The Play's The Thing... Sort Of
This play has been around for a while. The first musical theater version of Victor Hugo's novel was done in 1980 and the version that we'll be discussing was premiered in London in 1985. By the late '80's, it had come to the United States and that is when my family saw it. You may have seen it before. You may have heard your friends talk about "Lay Mizzzz." Chances are, your high school put on a production of it. A couple of years ago, I was in a volunteer theater troupe and we finished our summer Sing For Something with a few catchy tunes from the musical. (I only refrained from presenting the fact that I couldn't sing in it because they made me concertmistress and the violinists have a really cool part.) They've done concerts of it at the Royal Albert Hall. There are, to date, 25 international productions of it that have been done, from six Japanese casts to the Israeli adaptation. Summary:
Les Mis was everywhere, even before Hugh Jackman got attached to the project. My father is possibly the biggest
Les Mis fan that there is. It's religious with him and when asked to speak over the pulpit in our church, he'll regularly relate whatever the topic is back to this book. So yeah, we saw it as a family when I was 9 and even though I didn't get half the jokes until a few years later, I knew enough to like it.

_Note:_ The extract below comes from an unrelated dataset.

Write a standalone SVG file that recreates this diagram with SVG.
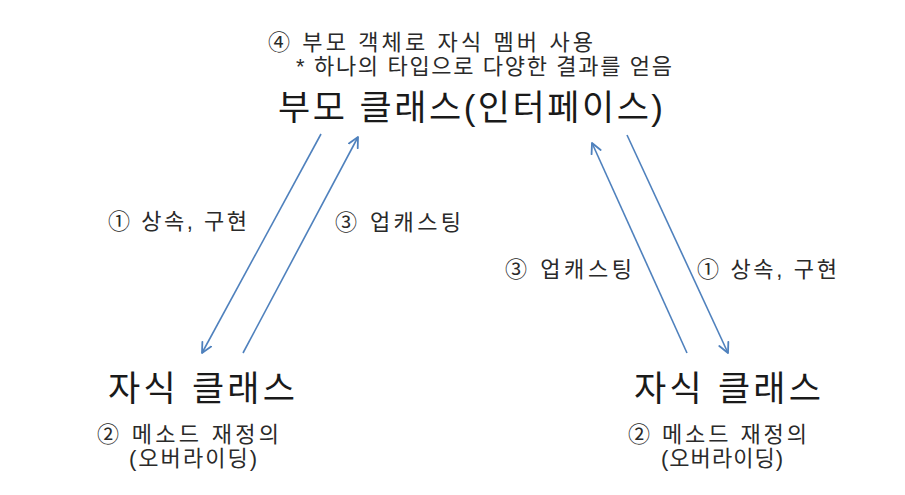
<svg xmlns="http://www.w3.org/2000/svg" width="905" height="495" viewBox="0 0 905 495">
  <style>
    text { font-family: 'Liberation Sans', 'Noto Sans CJK KR', sans-serif; fill: #1a1a1a; }
    .big { font-size: 35px; }
    .small { font-size: 22px; fill: #2a2a2a; }
    .conn { stroke: #4f81bd; stroke-width: 1.6; fill: none; marker-end: url(#arr); }
  </style>
  <defs>
    <marker id="arr" markerUnits="userSpaceOnUse" markerWidth="14" markerHeight="14" refX="11" refY="6" orient="auto" viewBox="0 0 14 12">
      <path d="M1,1 L11,6 L1,11" fill="none" stroke="#4f81bd" stroke-width="1.8" stroke-linecap="round" stroke-linejoin="round"/>
    </marker>
  </defs>
  <rect width="905" height="495" fill="#ffffff"/>

  <g id="parent">
    <text class="small" x="268" y="50" textLength="325" lengthAdjust="spacing">④ 부모 객체로 자식 멤버 사용</text>
    <text class="small" x="296" y="74" textLength="376" lengthAdjust="spacing">* 하나의 타입으로 다양한 결과를 얻음</text>
    <text class="big" x="278" y="120" textLength="385" lengthAdjust="spacing">부모 클래스(인터페이스)</text>
  </g>

  <g id="child-left">
    <text class="big" x="108" y="401" textLength="187" lengthAdjust="spacing">자식 클래스</text>
    <text class="small" x="97" y="442" textLength="182" lengthAdjust="spacing">② 메소드 재정의</text>
    <text class="small" x="129" y="466" textLength="128" lengthAdjust="spacing">(오버라이딩)</text>
  </g>

  <g id="child-right">
    <text class="big" x="634" y="401" textLength="187" lengthAdjust="spacing">자식 클래스</text>
    <text class="small" x="628" y="442" textLength="179" lengthAdjust="spacing">② 메소드 재정의</text>
    <text class="small" x="661" y="466" textLength="122" lengthAdjust="spacing">(오버라이딩)</text>
  </g>

  <g id="connectors">
    <line class="conn" x1="321" y1="134" x2="202" y2="353"/>
    <line class="conn" x1="243" y1="353" x2="358" y2="137"/>
    <line class="conn" x1="687" y1="353" x2="592" y2="143"/>
    <line class="conn" x1="627" y1="135" x2="728" y2="353"/>
  </g>

  <g id="connector-labels">
    <text class="small" x="108" y="229" textLength="139" lengthAdjust="spacing">① 상속, 구현</text>
    <text class="small" x="335" y="230" textLength="126" lengthAdjust="spacing">③ 업캐스팅</text>
    <text class="small" x="505" y="277" textLength="127" lengthAdjust="spacing">③ 업캐스팅</text>
    <text class="small" x="697" y="277" textLength="140" lengthAdjust="spacing">① 상속, 구현</text>
  </g>
</svg>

Forbidden Broadway is a fantastic project and they did a very funny parody of this. They make fun of the fact that you have to be a masochist to audition, that the poor male leads can't possibly hit the notes and that it's way too popular for its own good. My favorite parts are from the final song: "Do you hear the people sing? Singing the hit songs from
Les Mis! It is the best show of a classic since they modernized
The Wiz!" or "Even the great Andrew Lloyd Webber Wished the songs were really his!" or "No more Gershwin, no more Kern We don't need old shows anymore We'll set ablaze and burn Most Every Steven Sondheim Score!" So, not only does this movie have to live up to the expectations of the bibliophiles who have read it (Unabridged, I hope!), but it has to put up with the musical theater enthusiasts who will sniff that no one's as good an Eponine as Lea Salonga or something like that. I myself had the same standards that I used for
The Phantom of the Opera--I would reserve judgment until I found out if it made me cry in the same places. Needless to say, there was a lot of pressure on this film's cast and crew from a worldwide and slightly insane audience.